Brazil regulator approves 5G spectrum auction rules

11 May 2021

Brazilian telecom regulator Anatel approved rules for a spectrum auction for 5G networks this year and rejected calls to curb China’s Huawei Technologies an equipment supplier.

The South American country’s president Jair Bolsonaro last year criticised the Chinese company and considered banning the world’s largest telecom equipment-maker from the country’s fifth-generation technology market on security concerns.

Brazil’s telecom companies insisted on a free market and  complained that excluding Huawei would cost billions of dollars to replace the equipment of the tech giant, which currently supplies 50% of the existing 3G and 4G networks.

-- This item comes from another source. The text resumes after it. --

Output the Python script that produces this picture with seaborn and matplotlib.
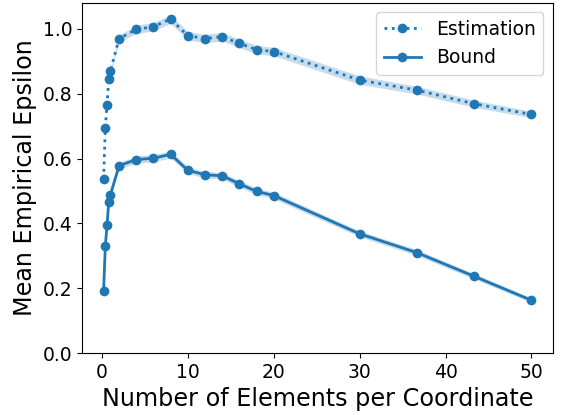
import numpy as np
import pandas as pd
import matplotlib
matplotlib.use("Agg")
import matplotlib.pyplot as plt
import seaborn as sns

# valores
n_elementos = [0.2, 0.4, 0.6, 0.8, 1, 2, 4, 6, 8, 10, 12, 14, 16, 18, 20, 30, 36.67, 43.33, 50]
estimacao = [0.537, 0.694, 0.766, 0.845, 0.871, 0.970, 0.998, 1.007, 1.030, 0.979,
             0.970, 0.976, 0.955, 0.936, 0.930, 0.842, 0.811, 0.769, 0.736]
estimacao_erro = [0.004, 0.005, 0.006, 0.006, 0.007, 0.011, 0.013, 0.013, 0.013, 0.013,
                  0.013, 0.013, 0.013, 0.013, 0.013, 0.013, 0.012, 0.011, 0.010]
limite = [0.192, 0.330, 0.395, 0.466, 0.489, 0.578, 0.597, 0.601, 0.613, 0.564,
          0.550, 0.547, 0.522, 0.499, 0.486, 0.368, 0.310, 0.237, 0.163]
limite_erro = [0.004, 0.005, 0.006, 0.006, 0.007, 0.010, 0.011, 0.011, 0.011, 0.010,
               0.010, 0.010, 0.010, 0.010, 0.010, 0.009, 0.009, 0.008, 0.007]

df = pd.DataFrame({"x": n_elementos, "est": estimacao, "bound": limite})

fig, ax = plt.subplots(figsize=(5.63, 4.15), dpi=100)

# estimacao (pontilhada)
sns.lineplot(data=df, x="x", y="est", ax=ax, color="C0", linestyle=":", marker="o",
             markersize=7, markeredgewidth=0, linewidth=2, label="Estimation")
ax.fill_between(n_elementos, np.array(estimacao) - np.array(estimacao_erro),
                np.array(estimacao) + np.array(estimacao_erro), color="C0", alpha=0.25, linewidth=0)

# limite (continua)
sns.lineplot(data=df, x="x", y="bound", ax=ax, color="C0", linestyle="-", marker="o",
             markersize=7, markeredgewidth=0, linewidth=2, label="Bound")
ax.fill_between(n_elementos, np.array(limite) - np.array(limite_erro),
                np.array(limite) + np.array(limite_erro), color="C0", alpha=0.25, linewidth=0)

ax.set_ylim(0, 1.08)
ax.set_xlabel("Number of Elements per Coordinate", fontsize=17.2)
ax.set_ylabel("Mean Empirical Epsilon", fontsize=17.2)
ax.tick_params(labelsize=13.5)
ax.legend(loc="upper right", fontsize=13.5)

plt.subplots_adjust(left=0.146, right=0.982, top=0.993, bottom=0.149)
plt.savefig("out.png")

Rules for the auction expected in a few months have costly conditions such as requiring telecom companies to migrate by next year to more advanced technology with stand-alone networks not based on their current technology. They will also have to cover the big northern Amazon region with broadband connectivity, largely using optic fibre cables laid in rivers, as well as build a separate secure network for the federal government.

Industry representatives said Huawei could not be excluded from Brazil’s 5G market because, cost aside, it would set the country back three to four years in technology.

Two of Brazil’s main telecom companies, Telefônica Brasil and Claro are pressing for a five-year transition to the more advanced stand-alone networks.

“The stand-alone condition requires changing the core of today’s networks and will set us back years,” said Vivien Suruagy, head of Feninfra, a lobby representing 137,000 companies that build and maintain telecommunications networks.

The rules must be approved by Brazil’s Federal Audit Court, the TCU, where the telecoms hope the government’s onerous conditions can be changed, Suruagy added.